What is needed | Identify and copy all lines of the material where the string "that" is found.

Data for the task |
○ ○ ○ ○ ○ ○ ○
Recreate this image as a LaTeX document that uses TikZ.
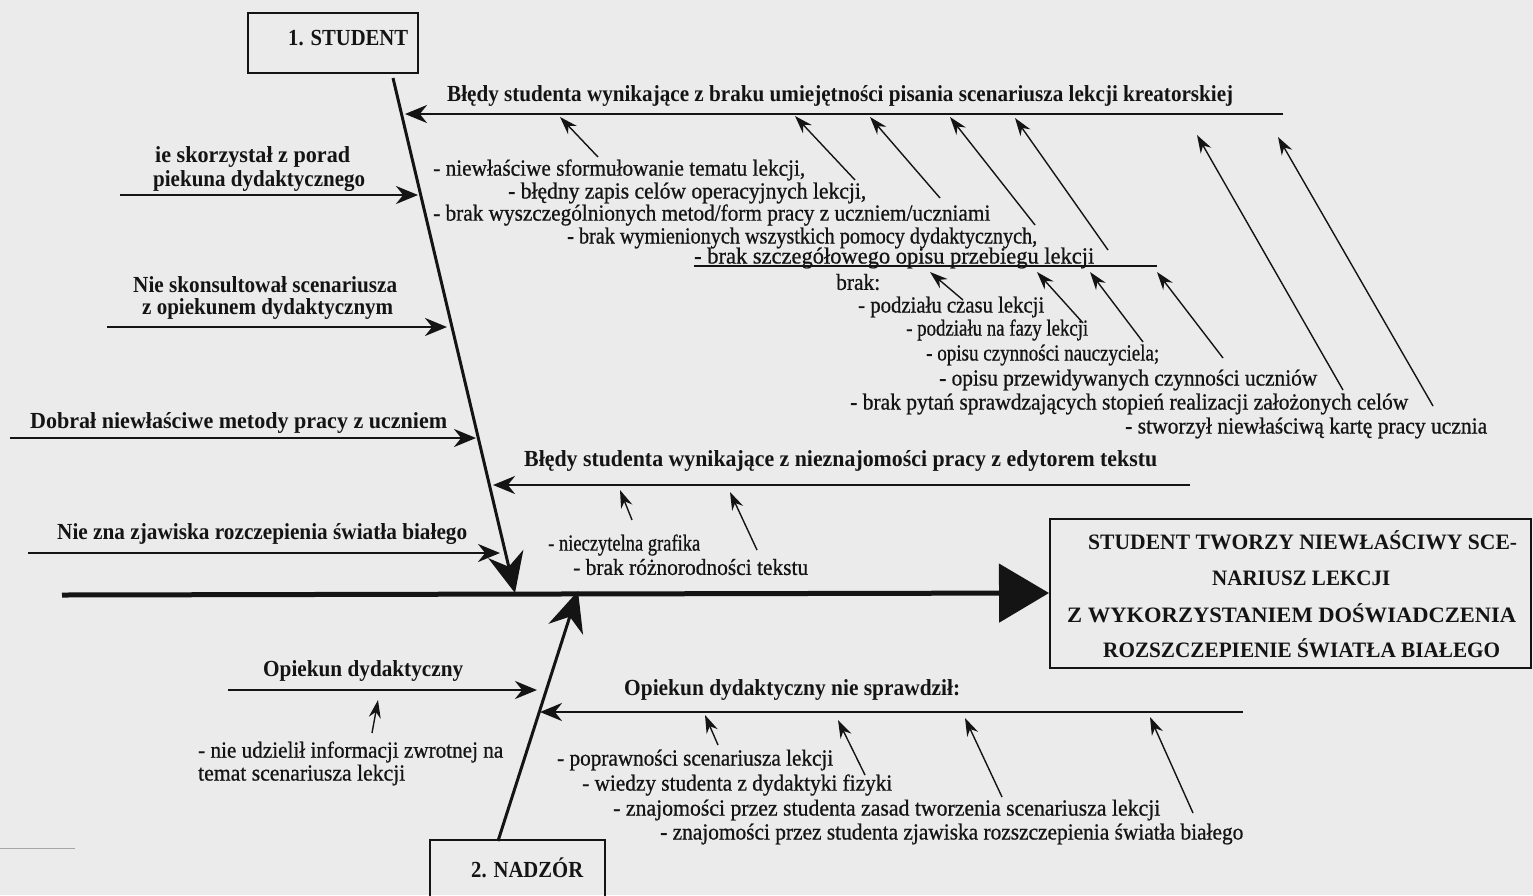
○ ○ ○ ○ ○ ○ ○
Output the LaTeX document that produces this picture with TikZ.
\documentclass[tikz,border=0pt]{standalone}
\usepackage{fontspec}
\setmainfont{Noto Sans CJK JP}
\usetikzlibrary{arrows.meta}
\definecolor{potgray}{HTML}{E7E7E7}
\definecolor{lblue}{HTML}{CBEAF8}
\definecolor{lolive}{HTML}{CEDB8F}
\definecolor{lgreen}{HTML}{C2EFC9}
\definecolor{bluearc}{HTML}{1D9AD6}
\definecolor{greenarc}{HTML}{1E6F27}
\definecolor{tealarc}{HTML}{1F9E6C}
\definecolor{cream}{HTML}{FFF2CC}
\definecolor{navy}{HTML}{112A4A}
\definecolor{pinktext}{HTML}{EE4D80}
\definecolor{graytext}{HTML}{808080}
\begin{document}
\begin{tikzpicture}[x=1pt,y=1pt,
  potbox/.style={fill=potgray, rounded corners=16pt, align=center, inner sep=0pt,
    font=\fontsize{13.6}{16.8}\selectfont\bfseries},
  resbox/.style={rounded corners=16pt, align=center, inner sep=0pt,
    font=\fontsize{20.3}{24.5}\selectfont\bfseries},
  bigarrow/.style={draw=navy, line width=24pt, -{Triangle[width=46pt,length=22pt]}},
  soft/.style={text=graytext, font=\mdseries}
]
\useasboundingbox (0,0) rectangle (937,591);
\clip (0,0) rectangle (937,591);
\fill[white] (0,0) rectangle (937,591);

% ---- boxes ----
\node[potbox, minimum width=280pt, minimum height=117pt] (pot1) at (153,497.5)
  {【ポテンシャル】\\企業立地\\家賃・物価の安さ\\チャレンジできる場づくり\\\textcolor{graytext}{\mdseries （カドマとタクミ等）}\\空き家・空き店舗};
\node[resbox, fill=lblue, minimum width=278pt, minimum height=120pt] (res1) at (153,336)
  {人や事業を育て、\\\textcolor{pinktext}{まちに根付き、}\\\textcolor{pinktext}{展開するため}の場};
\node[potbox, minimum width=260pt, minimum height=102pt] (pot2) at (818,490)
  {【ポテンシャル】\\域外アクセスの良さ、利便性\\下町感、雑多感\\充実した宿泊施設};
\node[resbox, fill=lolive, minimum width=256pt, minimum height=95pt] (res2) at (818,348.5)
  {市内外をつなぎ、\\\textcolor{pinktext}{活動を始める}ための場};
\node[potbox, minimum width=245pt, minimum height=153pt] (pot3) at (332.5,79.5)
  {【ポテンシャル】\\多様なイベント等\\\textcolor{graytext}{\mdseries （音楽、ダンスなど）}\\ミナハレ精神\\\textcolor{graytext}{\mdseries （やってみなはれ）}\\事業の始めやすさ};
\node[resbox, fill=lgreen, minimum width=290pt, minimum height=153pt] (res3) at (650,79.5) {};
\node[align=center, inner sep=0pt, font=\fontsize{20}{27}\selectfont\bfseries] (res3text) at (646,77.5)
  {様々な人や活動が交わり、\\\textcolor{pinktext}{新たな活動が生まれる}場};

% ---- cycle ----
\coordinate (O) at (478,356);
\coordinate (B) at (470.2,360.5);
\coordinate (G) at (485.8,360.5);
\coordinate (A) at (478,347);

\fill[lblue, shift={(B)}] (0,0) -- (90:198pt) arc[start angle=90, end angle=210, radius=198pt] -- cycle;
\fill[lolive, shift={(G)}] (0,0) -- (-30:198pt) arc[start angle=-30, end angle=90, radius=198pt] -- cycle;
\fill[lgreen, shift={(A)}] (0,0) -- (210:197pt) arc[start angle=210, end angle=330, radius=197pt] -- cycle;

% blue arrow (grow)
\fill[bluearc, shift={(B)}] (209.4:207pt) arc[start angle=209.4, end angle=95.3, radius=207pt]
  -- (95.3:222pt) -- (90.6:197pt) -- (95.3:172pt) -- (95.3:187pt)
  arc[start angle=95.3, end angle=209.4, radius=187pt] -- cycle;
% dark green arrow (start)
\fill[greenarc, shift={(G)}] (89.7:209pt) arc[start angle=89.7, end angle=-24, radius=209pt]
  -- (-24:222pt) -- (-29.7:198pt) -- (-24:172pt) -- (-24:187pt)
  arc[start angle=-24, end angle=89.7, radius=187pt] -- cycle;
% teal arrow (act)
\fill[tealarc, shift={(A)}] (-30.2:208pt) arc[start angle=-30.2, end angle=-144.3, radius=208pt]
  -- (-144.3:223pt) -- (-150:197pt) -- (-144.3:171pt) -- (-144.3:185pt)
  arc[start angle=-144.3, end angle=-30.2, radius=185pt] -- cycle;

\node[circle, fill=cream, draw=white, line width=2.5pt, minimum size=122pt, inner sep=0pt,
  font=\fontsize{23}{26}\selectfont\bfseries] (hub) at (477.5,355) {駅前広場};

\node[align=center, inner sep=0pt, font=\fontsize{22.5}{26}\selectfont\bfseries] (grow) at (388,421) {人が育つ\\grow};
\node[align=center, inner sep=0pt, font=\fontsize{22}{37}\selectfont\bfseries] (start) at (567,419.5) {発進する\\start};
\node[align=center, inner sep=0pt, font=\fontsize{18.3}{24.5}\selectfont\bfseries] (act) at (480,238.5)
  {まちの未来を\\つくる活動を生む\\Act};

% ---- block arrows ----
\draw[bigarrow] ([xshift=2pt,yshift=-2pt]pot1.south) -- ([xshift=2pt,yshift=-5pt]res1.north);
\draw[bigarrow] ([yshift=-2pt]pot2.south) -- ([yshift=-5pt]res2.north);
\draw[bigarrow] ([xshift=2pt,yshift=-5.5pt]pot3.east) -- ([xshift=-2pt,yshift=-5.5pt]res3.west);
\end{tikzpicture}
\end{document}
○ ○ ○ ○ ○ ○ ○
Written answer |
Recreate this image as a LaTeX document that uses TikZ.
Output the LaTeX document that produces this picture with TikZ.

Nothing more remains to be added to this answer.